* Begin GIVEN DATA *

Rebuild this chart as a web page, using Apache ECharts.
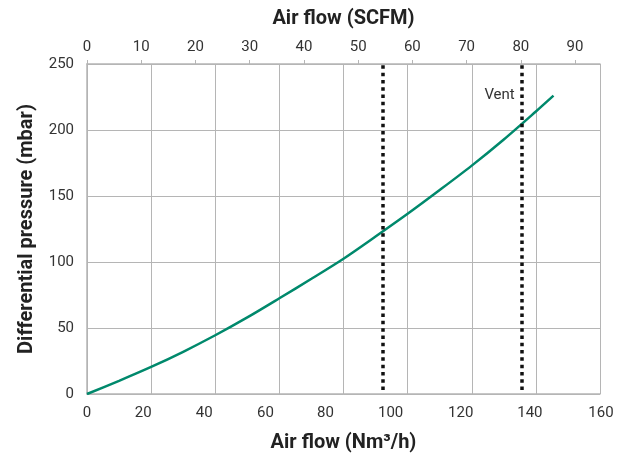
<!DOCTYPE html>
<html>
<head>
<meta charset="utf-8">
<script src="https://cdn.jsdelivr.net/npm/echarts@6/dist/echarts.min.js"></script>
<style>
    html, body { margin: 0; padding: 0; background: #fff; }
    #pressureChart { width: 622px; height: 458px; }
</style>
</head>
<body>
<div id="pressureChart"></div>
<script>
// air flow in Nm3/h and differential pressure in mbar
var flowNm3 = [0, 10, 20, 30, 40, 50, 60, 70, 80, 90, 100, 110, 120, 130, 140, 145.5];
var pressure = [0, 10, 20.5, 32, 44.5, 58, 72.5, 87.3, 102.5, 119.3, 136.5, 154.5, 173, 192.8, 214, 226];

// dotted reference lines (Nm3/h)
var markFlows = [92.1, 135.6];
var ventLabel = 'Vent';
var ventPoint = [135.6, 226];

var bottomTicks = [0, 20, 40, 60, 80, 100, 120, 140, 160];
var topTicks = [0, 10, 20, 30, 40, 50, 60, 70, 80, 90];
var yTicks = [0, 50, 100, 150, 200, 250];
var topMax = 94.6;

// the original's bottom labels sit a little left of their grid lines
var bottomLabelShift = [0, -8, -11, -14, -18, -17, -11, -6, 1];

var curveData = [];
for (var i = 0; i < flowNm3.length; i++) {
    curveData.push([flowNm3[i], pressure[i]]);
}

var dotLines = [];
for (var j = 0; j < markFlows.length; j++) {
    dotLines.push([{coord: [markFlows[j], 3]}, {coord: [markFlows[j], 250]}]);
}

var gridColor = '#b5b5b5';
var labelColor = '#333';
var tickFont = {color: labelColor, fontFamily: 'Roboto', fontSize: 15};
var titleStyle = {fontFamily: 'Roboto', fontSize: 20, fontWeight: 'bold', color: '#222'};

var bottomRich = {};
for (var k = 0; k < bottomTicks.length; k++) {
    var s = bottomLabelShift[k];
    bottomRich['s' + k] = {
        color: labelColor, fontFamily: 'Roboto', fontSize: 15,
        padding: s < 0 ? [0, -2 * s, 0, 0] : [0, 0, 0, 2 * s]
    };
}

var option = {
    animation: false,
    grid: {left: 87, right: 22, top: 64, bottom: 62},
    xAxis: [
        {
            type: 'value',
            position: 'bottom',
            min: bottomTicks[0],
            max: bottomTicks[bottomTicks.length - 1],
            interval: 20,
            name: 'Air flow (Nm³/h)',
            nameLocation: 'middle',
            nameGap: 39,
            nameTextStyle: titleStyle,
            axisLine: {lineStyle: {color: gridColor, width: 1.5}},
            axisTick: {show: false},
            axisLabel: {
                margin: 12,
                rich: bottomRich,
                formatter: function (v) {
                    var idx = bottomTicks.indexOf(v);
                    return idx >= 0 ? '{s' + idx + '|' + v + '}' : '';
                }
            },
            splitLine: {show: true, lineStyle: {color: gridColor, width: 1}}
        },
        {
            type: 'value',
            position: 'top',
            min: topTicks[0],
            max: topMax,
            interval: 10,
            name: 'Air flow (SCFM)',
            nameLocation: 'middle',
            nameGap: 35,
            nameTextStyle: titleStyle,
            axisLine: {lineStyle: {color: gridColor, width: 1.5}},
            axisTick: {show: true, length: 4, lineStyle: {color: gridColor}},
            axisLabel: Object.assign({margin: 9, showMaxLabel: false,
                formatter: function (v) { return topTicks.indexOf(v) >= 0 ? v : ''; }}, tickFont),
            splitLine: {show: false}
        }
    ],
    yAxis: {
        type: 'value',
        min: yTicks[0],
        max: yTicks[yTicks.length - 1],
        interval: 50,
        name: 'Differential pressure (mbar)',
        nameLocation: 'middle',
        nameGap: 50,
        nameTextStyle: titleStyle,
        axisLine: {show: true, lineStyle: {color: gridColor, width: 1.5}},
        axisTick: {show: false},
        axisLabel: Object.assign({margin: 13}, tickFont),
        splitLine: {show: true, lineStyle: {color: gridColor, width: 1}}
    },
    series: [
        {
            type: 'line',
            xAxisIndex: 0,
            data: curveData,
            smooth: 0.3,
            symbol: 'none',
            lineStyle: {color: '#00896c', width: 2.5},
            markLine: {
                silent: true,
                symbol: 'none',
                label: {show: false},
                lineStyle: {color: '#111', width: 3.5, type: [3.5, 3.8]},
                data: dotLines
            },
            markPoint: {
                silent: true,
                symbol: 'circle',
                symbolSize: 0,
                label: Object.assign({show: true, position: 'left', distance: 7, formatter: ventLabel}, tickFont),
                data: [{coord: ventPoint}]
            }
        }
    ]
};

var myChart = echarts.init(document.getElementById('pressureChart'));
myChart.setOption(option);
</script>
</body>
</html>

* End GIVEN DATA *
* Begin GIVEN DATA *

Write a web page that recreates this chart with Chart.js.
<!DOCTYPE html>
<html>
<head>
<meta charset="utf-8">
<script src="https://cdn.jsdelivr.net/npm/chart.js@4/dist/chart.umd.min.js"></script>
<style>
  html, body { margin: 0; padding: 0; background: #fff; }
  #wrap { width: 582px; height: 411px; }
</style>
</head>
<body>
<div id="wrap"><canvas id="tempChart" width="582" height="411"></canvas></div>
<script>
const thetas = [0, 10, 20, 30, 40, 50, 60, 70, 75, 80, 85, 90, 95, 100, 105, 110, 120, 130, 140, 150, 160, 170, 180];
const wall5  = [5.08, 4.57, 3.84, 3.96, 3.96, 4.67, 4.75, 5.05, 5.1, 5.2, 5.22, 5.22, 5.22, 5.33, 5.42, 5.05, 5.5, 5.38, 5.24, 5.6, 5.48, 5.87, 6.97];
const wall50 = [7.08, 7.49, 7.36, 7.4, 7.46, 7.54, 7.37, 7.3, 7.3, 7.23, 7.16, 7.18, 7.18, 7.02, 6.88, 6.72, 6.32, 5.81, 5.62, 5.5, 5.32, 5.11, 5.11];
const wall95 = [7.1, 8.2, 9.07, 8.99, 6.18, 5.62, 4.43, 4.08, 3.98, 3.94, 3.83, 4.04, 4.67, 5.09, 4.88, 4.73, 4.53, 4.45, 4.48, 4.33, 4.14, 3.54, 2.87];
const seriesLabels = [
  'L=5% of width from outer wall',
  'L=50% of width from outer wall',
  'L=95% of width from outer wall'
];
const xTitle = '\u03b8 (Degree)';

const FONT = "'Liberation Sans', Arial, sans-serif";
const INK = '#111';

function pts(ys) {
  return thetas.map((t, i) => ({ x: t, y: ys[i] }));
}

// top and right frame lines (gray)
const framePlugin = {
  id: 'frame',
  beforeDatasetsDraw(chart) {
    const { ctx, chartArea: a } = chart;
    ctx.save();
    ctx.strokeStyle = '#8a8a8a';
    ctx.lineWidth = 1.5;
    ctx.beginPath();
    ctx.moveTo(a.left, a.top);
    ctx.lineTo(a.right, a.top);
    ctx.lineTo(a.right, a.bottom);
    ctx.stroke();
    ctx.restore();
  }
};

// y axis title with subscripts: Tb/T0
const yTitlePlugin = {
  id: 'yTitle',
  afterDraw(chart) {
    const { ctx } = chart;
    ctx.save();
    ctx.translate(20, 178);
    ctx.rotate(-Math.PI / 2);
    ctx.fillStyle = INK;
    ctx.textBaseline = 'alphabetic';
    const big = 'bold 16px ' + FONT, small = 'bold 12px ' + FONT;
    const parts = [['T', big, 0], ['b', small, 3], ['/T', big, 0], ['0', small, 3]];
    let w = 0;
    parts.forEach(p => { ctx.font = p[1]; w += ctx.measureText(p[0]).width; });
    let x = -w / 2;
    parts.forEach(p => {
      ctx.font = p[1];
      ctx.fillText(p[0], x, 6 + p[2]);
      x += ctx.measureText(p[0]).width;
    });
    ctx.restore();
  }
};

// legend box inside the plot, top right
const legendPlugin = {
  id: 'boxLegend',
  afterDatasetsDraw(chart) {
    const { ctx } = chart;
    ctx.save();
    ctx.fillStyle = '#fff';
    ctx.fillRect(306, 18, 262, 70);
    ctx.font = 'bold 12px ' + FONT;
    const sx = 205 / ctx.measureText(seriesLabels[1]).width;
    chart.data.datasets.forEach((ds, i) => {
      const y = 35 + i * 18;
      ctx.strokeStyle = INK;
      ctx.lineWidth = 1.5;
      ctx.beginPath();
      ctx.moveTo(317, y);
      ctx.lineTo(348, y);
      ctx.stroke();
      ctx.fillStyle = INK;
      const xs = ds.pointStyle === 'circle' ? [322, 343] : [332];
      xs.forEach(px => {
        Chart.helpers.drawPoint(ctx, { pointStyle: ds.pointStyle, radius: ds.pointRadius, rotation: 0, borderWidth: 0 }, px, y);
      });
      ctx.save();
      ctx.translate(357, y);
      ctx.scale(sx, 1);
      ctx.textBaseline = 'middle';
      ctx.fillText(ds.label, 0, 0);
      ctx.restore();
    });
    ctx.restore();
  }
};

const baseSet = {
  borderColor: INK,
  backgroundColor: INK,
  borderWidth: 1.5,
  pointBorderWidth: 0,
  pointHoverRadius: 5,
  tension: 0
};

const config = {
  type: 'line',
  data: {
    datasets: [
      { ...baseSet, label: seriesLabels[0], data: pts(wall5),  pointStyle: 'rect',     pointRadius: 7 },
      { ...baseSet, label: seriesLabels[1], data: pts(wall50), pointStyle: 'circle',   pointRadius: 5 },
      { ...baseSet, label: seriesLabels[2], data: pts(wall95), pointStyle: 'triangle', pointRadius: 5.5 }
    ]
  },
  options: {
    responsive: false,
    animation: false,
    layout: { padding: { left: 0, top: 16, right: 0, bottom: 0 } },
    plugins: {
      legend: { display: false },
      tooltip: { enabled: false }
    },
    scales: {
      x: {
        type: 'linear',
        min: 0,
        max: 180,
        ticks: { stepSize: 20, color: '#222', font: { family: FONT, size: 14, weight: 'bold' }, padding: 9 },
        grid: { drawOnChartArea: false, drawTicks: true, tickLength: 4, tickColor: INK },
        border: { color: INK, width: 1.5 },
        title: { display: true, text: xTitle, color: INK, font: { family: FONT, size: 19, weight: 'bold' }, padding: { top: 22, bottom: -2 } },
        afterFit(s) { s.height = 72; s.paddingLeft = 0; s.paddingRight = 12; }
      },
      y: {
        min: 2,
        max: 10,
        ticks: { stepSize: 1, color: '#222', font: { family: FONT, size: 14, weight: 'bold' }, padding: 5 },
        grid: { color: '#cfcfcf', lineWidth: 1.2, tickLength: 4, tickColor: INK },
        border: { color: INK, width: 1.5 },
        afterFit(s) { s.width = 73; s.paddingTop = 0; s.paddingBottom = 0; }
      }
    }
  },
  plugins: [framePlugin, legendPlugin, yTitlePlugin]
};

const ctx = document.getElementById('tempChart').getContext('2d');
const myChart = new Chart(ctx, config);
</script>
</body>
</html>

* End GIVEN DATA *
* Begin GIVEN DATA *

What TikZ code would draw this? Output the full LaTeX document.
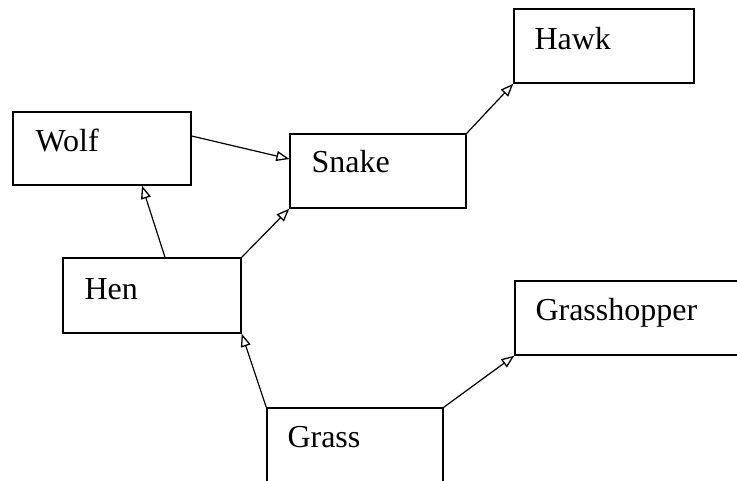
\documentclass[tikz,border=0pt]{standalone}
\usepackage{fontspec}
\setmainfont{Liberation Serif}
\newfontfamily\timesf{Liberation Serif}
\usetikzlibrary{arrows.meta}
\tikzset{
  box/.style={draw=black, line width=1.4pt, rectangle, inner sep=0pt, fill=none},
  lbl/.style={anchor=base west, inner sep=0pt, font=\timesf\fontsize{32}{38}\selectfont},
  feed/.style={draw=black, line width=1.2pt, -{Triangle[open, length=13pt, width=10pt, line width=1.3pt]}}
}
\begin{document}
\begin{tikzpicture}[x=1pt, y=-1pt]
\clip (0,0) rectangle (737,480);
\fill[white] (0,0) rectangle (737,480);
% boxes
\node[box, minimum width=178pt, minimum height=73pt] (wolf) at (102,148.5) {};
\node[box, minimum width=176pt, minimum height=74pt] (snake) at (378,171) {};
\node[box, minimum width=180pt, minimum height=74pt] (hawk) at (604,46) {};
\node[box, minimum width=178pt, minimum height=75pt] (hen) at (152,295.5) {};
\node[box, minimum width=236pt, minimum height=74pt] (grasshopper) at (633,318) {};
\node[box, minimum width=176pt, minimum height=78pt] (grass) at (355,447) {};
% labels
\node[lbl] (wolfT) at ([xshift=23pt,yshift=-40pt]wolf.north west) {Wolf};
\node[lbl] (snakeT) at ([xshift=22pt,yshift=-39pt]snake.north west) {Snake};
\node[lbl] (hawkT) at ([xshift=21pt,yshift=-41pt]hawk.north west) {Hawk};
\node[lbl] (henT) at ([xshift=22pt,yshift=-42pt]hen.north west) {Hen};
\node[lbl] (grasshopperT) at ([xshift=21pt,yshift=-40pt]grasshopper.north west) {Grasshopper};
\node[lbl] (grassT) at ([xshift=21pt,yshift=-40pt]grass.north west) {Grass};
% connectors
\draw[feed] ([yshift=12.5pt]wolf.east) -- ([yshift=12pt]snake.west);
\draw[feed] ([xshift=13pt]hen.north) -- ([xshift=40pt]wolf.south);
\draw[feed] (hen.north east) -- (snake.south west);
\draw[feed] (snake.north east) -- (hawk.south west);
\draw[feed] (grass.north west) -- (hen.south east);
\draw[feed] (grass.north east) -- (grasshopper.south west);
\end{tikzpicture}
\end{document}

* End GIVEN DATA *

■ DIRECTIVE ■
Copy each line of the listing that holds the word "this".

■ REPLY ■
Rebuild this chart as a web page, using Apache ECharts.
Write a web page that recreates this chart with Chart.js.
What TikZ code would draw this? Output the full LaTeX document.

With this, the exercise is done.